If the football outsider previous article this year is right and most QBs make their biggest jump in year two of starting... then it is fair to say probably next offseason is the time to start thinking about competition for Gabbert. It isn't that Blaine might not be a late developing QB, it is just there is no way to know if he is or isn't and the team would be smart to hedge its bets. Sure Drew Brees example exists but so don't countless QBs that never made the Drew Brees jump. The average QB doesn't make that jump.
I think we have to assume that unless gabbert gets it together to a large degree this year that the jags and chiefs will be picking 1-2 next spring, and each will take a qb.
You're assuming that there are 2 QBs worth taking that high and at this point that doesn't look to be the case.
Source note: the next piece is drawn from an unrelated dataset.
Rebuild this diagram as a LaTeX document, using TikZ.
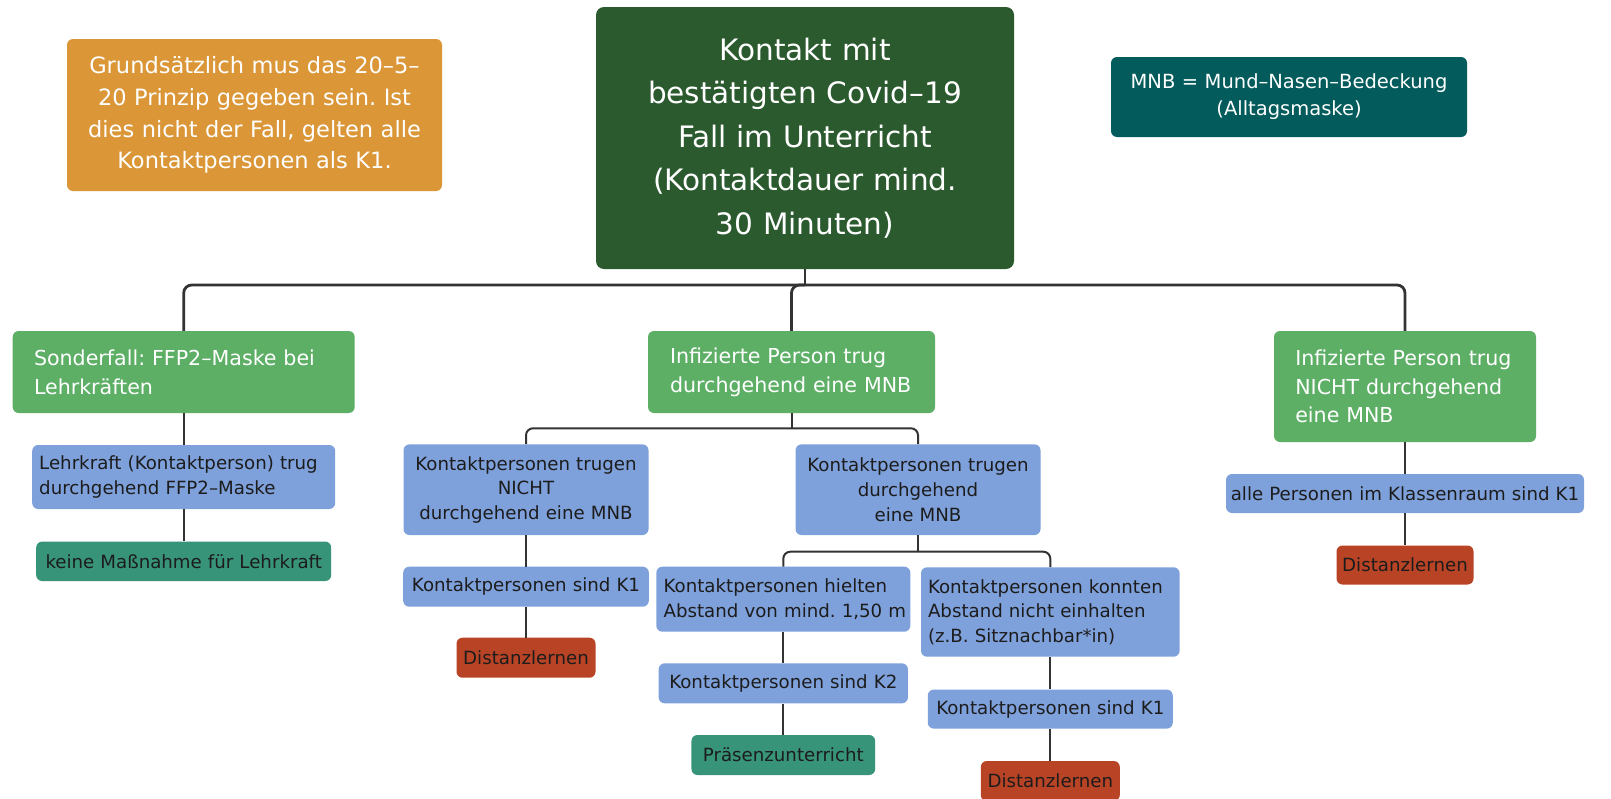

Well Kiper currently has Matt Barkley at 2 and Geno Smith at 7 on his big board. That's high enough that they could be 1 and 2 in the draft depending on team needs...
Frankly, I don't care what Herr Helmethair says.
If you're the Jags, do you trade Gabbert for Alex Smith? If you're the Niners?
If I'm the Jags, no, because Alex Smith isn't the answer and I'd much rather draft a QB next year.
If I'm the Niners, not in a million yeas, since I'd rather roll the dice with Kappernick than Gabbert.
And that doesn't even take into account the fact that Smith is on a 1-year deal (and Gabbert isn't), which is a negative factor for BOTH teams, and makes any trade for him pretty much impossible with anyone.
Phil Simms is to analysts what Ryan Leaf is to NFL QBs
Alex Smith might be good comparison. He had a terrifying Rookie year with a terrible roster but given his situation had a decent second year and proved he could take a beating. So since he isn't very tough and has average talent I see his ceiling in the Jim Mcmahon/Brian Greise realm which means move on or build an elite defense in a hurry.
"When Should the Jaguars Give Up on Blaine Gabbert?"
A Colts fan
Ultimately depends on what the options are. There's no point in benching Gabbert to play Chad Henne. Henne is not the solution. The Jaguars suck with or without Gabbert. They don't need to win now. The only reason to bench/dump Gabbert is for a real long-term answer. That would mean another high draft pick. If they're in a position in April to draft someone, that possibility has to be examined. But its on a case-by-case basis.
Is potassium benzoate really that bad? It could always, always be worse.